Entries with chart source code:
━━━━━━━━━━

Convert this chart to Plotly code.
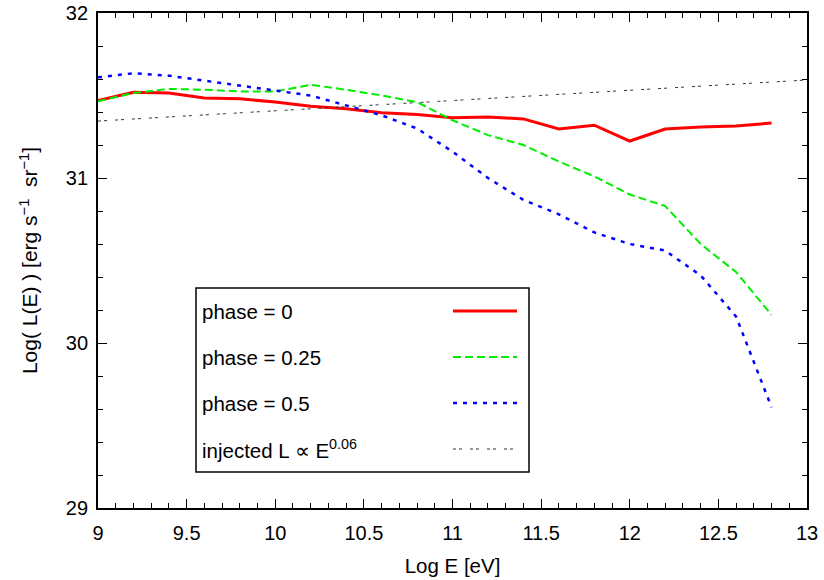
import plotly.graph_objects as go

log_e = [9.0, 9.2, 9.4, 9.6, 9.8, 10.0, 10.2, 10.4, 10.6, 10.8,
         11.0, 11.2, 11.4, 11.6, 11.8, 12.0, 12.2, 12.4, 12.6, 12.8]
phase_0 = [31.47, 31.52, 31.515, 31.485, 31.48, 31.46, 31.435, 31.42, 31.395, 31.385,
           31.365, 31.37, 31.358, 31.297, 31.32, 31.224, 31.297, 31.309, 31.315, 31.333]
phase_025 = [31.465, 31.515, 31.54, 31.535, 31.525, 31.525, 31.565, 31.535, 31.50, 31.46,
             31.35, 31.26, 31.20, 31.10, 31.01, 30.90, 30.83, 30.60, 30.43, 30.17]
phase_05 = [31.61, 31.635, 31.62, 31.59, 31.56, 31.53, 31.50, 31.44, 31.38, 31.30,
            31.16, 31.00, 30.867, 30.78, 30.67, 30.60, 30.56, 30.41, 30.16, 29.61]
inj_x = [9.0, 13.0]
inj_y = [31.345, 31.594]

labels = ["phase = 0", "phase = 0.25", "phase = 0.5", "injected L \u221d E<sup>0.06</sup>"]
colors = ["#ff0000", "#00ee00", "#0000ff", "#333333"]
dashes = ["solid", "8px,4px", "4px,6px", "3px,3px,3px,8px"]
widths = [3, 2, 2.5, 1]

fig = go.Figure()
series = [(log_e, phase_0), (log_e, phase_025), (log_e, phase_05), (inj_x, inj_y)]
for (xs, ys), lab, c, d, w in zip(series, labels, colors, dashes, widths):
    fig.add_trace(go.Scatter(x=xs, y=ys, mode="lines", name=lab, showlegend=False,
                             line=dict(color=c, dash=d, width=w)))

# plot-area geometry in pixels (for the hand-made gnuplot-style key)
L, R, T, B = 98, 807, 13, 508
def px(x):
    return (x - L) / (R - L)
def py(y):
    return (B - y) / (B - T)

shapes = [dict(type="rect", xref="paper", yref="paper",
               x0=px(196), x1=px(529), y0=py(472), y1=py(288),
               line=dict(color="black", width=1.5), fillcolor="white", layer="above")]
annotations = []
row_y = [311, 357, 403, 449]
for lab, c, d, w, ry in zip(labels, colors, dashes, widths, row_y):
    shapes.append(dict(type="line", xref="paper", yref="paper",
                       x0=px(453), x1=px(517), y0=py(ry), y1=py(ry),
                       line=dict(color=c, dash=d, width=w), layer="above"))
    annotations.append(dict(xref="paper", yref="paper", x=px(200), y=py(ry),
                            text=lab, showarrow=False, xanchor="left", yanchor="middle",
                            font=dict(size=20.5, color="black")))

axis_common = dict(showgrid=False, zeroline=False, showline=True, linecolor="black",
                   linewidth=1.8, mirror="ticks", ticks="inside", ticklen=9,
                   tickwidth=1.2, tickcolor="black", automargin=False,
                   tickfont=dict(size=20, color="black"))

fig.update_layout(
    width=824, height=580,
    margin=dict(l=L, r=824 - R, t=T, b=580 - B),
    paper_bgcolor="white", plot_bgcolor="white",
    font=dict(family="Liberation Sans, Arial, sans-serif", color="black"),
    xaxis=dict(range=[9, 13], dtick=0.5, tick0=9, ticklabelstandoff=6,
               minor=dict(dtick=0.1, ticks="inside", ticklen=5, tickcolor="black"),
               title=dict(text="Log E [eV]", font=dict(size=20.5), standoff=16),
               **axis_common),
    yaxis=dict(range=[29, 32], dtick=1, tick0=29, ticklabelstandoff=4,
               minor=dict(dtick=0.2, ticks="inside", ticklen=5, tickcolor="black"),
               title=dict(text="Log( L(E) ) [erg s<sup>\u22121</sup>  sr<sup>\u22121</sup>]",
                          font=dict(size=21), standoff=22),
               **axis_common),
    shapes=shapes, annotations=annotations, showlegend=False,
)

fig.write_html("out.html")
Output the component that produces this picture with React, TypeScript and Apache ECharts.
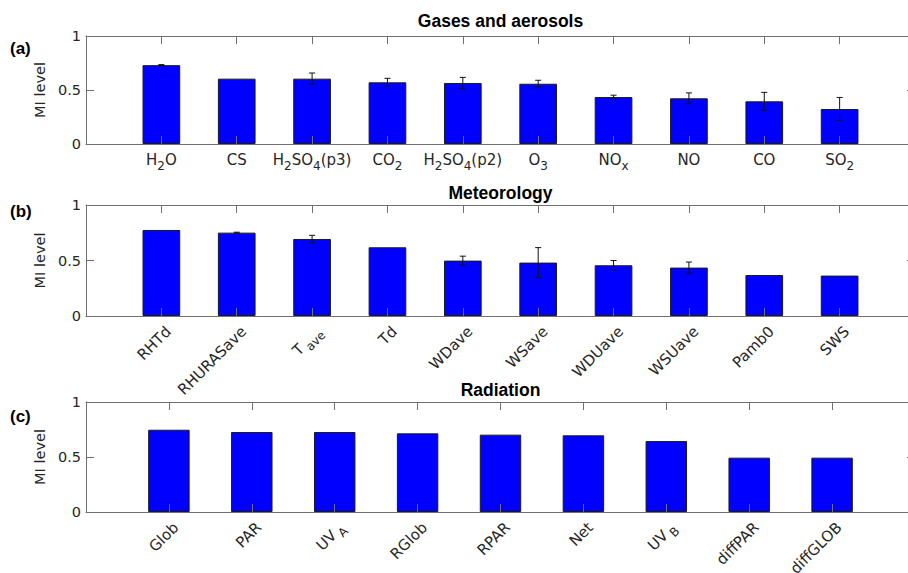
import React, { useEffect, useRef } from 'react';
import * as echarts from 'echarts';

// ---- data ----
const gasLabels = ['H{s|2}O', 'CS', 'H{s|2}SO{s|4}(p3)', 'CO{s|2}', 'H{s|2}SO{s|4}(p2)', 'O{s|3}', 'NO{s|x}', 'NO', 'CO', 'SO{s|2}'];
const gasValues = [0.73, 0.605, 0.605, 0.571, 0.565, 0.558, 0.435, 0.423, 0.395, 0.324];
const gasErrors = [0.005, 0, 0.052, 0.037, 0.052, 0.032, 0.017, 0.05, 0.083, 0.107];

const metLabels = ['RHTd', 'RHURASave', 'T{s|ave}', 'Td', 'WDave', 'WSave', 'WDUave', 'WSUave', 'Pamb0', 'SWS'];
const metValues = [0.775, 0.751, 0.694, 0.619, 0.499, 0.481, 0.457, 0.436, 0.369, 0.364];
const metErrors = [0, 0.004, 0.033, 0, 0.04, 0.135, 0.043, 0.05, 0, 0];

const radLabels = ['Glob', 'PAR', 'UV{s|A}', 'RGlob', 'RPAR', 'Net', 'UV{s|B}', 'diffPAR', 'diffGLOB'];
const radValues = [0.748, 0.727, 0.727, 0.715, 0.703, 0.697, 0.645, 0.494, 0.494];
const radErrors = [0, 0, 0, 0, 0, 0, 0, 0, 0];

const panelTitles = ['Gases and aerosols', 'Meteorology', 'Radiation'];
const panelTags = ['(a)', '(b)', '(c)'];
const yAxisTitle = 'MI level';
const yMin = 0;
const yMax = 1;
const yStep = 0.5;

// ---- layout / style ----
const W = 908;
const H = 573;
const LEFT = 86;
const RIGHT = -7;
const plotW = W - LEFT - RIGHT;
const AXIS_COLOR = '#707070';
const TEXT_COLOR = '#262626';
const FONT = '"DejaVu Sans", sans-serif';
const TITLE_FONT = '"Liberation Sans", Arial, sans-serif';

const panels = [
  { labels: gasLabels, values: gasValues, errors: gasErrors, top: 36, height: 108, rotate: 0, titleY: 21, tagY: 48 },
  { labels: metLabels, values: metValues, errors: metErrors, top: 205, height: 111, rotate: 45, titleY: 193, tagY: 211 },
  { labels: radLabels, values: radValues, errors: radErrors, top: 402, height: 110, rotate: 45, titleY: 390, tagY: 416 },
];

export default function App() {
  const ref = useRef<HTMLDivElement>(null);

  useEffect(() => {
    if (!ref.current) return;
    const chart = echarts.init(ref.current, undefined, { renderer: 'svg' });

    const grid: any[] = [];
    const xAxis: any[] = [];
    const yAxis: any[] = [];
    const series: any[] = [];
    const graphic: any[] = [];
    const lineStyle = { color: AXIS_COLOR, width: 1 };

    panels.forEach((p, i) => {
      const n = p.labels.length;
      grid.push({
        left: LEFT,
        right: RIGHT,
        top: p.top,
        height: p.height,
        containLabel: false,
        outerBoundsMode: 'none',
      });
      const rotated = p.rotate !== 0;
      const subStyle = {
        fontSize: 12,
        fontFamily: FONT,
        color: TEXT_COLOR,
        padding: [12, 0, 0, rotated ? 3 : 0],
      };
      const common = {
        type: 'value',
        gridIndex: i,
        min: 0,
        max: n + 1,
        interval: 1,
        z: 3,
        splitLine: { show: false },
        axisLine: { show: true, onZero: false, lineStyle },
        axisTick: { show: true, inside: true, length: 8, lineStyle },
      };
      xAxis.push({
        ...common,
        position: 'bottom',
        axisLabel: {
          show: true,
          rotate: p.rotate,
          margin: rotated ? 20 : 7,
          padding: rotated ? [0, -10, 0, 0] : 0,
          fontFamily: FONT,
          fontSize: 15,
          lineHeight: 18,
          color: TEXT_COLOR,
          formatter: (v: number) => {
            const k = Math.round(v) - 1;
            return k >= 0 && k < n ? p.labels[k] : '';
          },
          rich: { s: subStyle },
        },
      });
      xAxis.push({ ...common, position: 'top', axisLabel: { show: false } });

      const yCommon = {
        type: 'value',
        gridIndex: i,
        min: yMin,
        max: yMax,
        interval: yStep,
        z: 3,
        splitLine: { show: false },
        axisLine: { show: true, onZero: false, lineStyle },
        axisTick: { show: true, inside: true, length: 8, lineStyle },
      };
      yAxis.push({
        ...yCommon,
        position: 'left',
        axisLabel: { margin: 5, fontFamily: FONT, fontSize: 14.5, color: TEXT_COLOR },
        name: yAxisTitle,
        nameLocation: 'middle',
        nameGap: 28,
        nameTextStyle: { fontFamily: FONT, fontSize: 14.5, color: TEXT_COLOR },
      });
      yAxis.push({ ...yCommon, position: 'right', axisLabel: { show: false } });

      series.push({
        type: 'bar',
        xAxisIndex: 2 * i,
        yAxisIndex: 2 * i,
        data: p.values.map((v, k) => [k + 1, v]),
        barWidth: (plotW / (n + 1)) * 0.5,
        itemStyle: { color: '#0000ff', borderColor: '#1a1a1a', borderWidth: 1 },
        z: 2,
      });

      const errData = p.values
        .map((v, k) => [k + 1, v - p.errors[k], v + p.errors[k], p.errors[k]])
        .filter((d) => d[3] > 0);
      if (errData.length) {
        series.push({
          type: 'custom',
          xAxisIndex: 2 * i,
          yAxisIndex: 2 * i,
          data: errData,
          encode: { x: 0, y: [1, 2] },
          z: 4,
          renderItem: (_params: any, api: any) => {
            const x = api.value(0);
            const lo = api.coord([x, api.value(1)]);
            const hi = api.coord([x, api.value(2)]);
            const cap = 3;
            const st = { stroke: '#111', lineWidth: 1 };
            return {
              type: 'group',
              children: [
                { type: 'line', shape: { x1: lo[0], y1: lo[1], x2: hi[0], y2: hi[1] }, style: st },
                { type: 'line', shape: { x1: lo[0] - cap, y1: lo[1], x2: lo[0] + cap, y2: lo[1] }, style: st },
                { type: 'line', shape: { x1: hi[0] - cap, y1: hi[1], x2: hi[0] + cap, y2: hi[1] }, style: st },
              ],
            };
          },
        });
      }

      graphic.push({
        type: 'text',
        x: LEFT + plotW / 2,
        y: p.titleY,
        style: {
          text: panelTitles[i],
          font: `bold 17.5px ${TITLE_FONT}`,
          fill: '#000',
          align: 'center',
          verticalAlign: 'middle',
          textAlign: 'center',
          textVerticalAlign: 'middle',
        },
      });
      graphic.push({
        type: 'text',
        x: 10,
        y: p.tagY,
        style: {
          text: panelTags[i],
          font: `bold 17px ${TITLE_FONT}`,
          fill: '#000',
          align: 'left',
          verticalAlign: 'middle',
          textAlign: 'left',
          textVerticalAlign: 'middle',
        },
      });
    });

    chart.setOption({
      animation: false,
      backgroundColor: '#fff',
      grid,
      xAxis,
      yAxis,
      series,
      graphic,
    });
    return () => chart.dispose();
  }, []);

  return <div ref={ref} style={{ position: 'absolute', left: 0, top: 0, width: W, height: H }} />;
}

━━━━━━━━━━

Output word for word the lines running from the one containing "Output the component" to the one containing "0.05, 0, 0];", both included, leaving out the pictures.

Output the component that produces this picture with React, TypeScript and Apache ECharts.
import React, { useEffect, useRef } from 'react';
import * as echarts from 'echarts';

// ---- data ----
const gasLabels = ['H{s|2}O', 'CS', 'H{s|2}SO{s|4}(p3)', 'CO{s|2}', 'H{s|2}SO{s|4}(p2)', 'O{s|3}', 'NO{s|x}', 'NO', 'CO', 'SO{s|2}'];
const gasValues = [0.73, 0.605, 0.605, 0.571, 0.565, 0.558, 0.435, 0.423, 0.395, 0.324];
const gasErrors = [0.005, 0, 0.052, 0.037, 0.052, 0.032, 0.017, 0.05, 0.083, 0.107];

const metLabels = ['RHTd', 'RHURASave', 'T{s|ave}', 'Td', 'WDave', 'WSave', 'WDUave', 'WSUave', 'Pamb0', 'SWS'];
const metValues = [0.775, 0.751, 0.694, 0.619, 0.499, 0.481, 0.457, 0.436, 0.369, 0.364];
const metErrors = [0, 0.004, 0.033, 0, 0.04, 0.135, 0.043, 0.05, 0, 0];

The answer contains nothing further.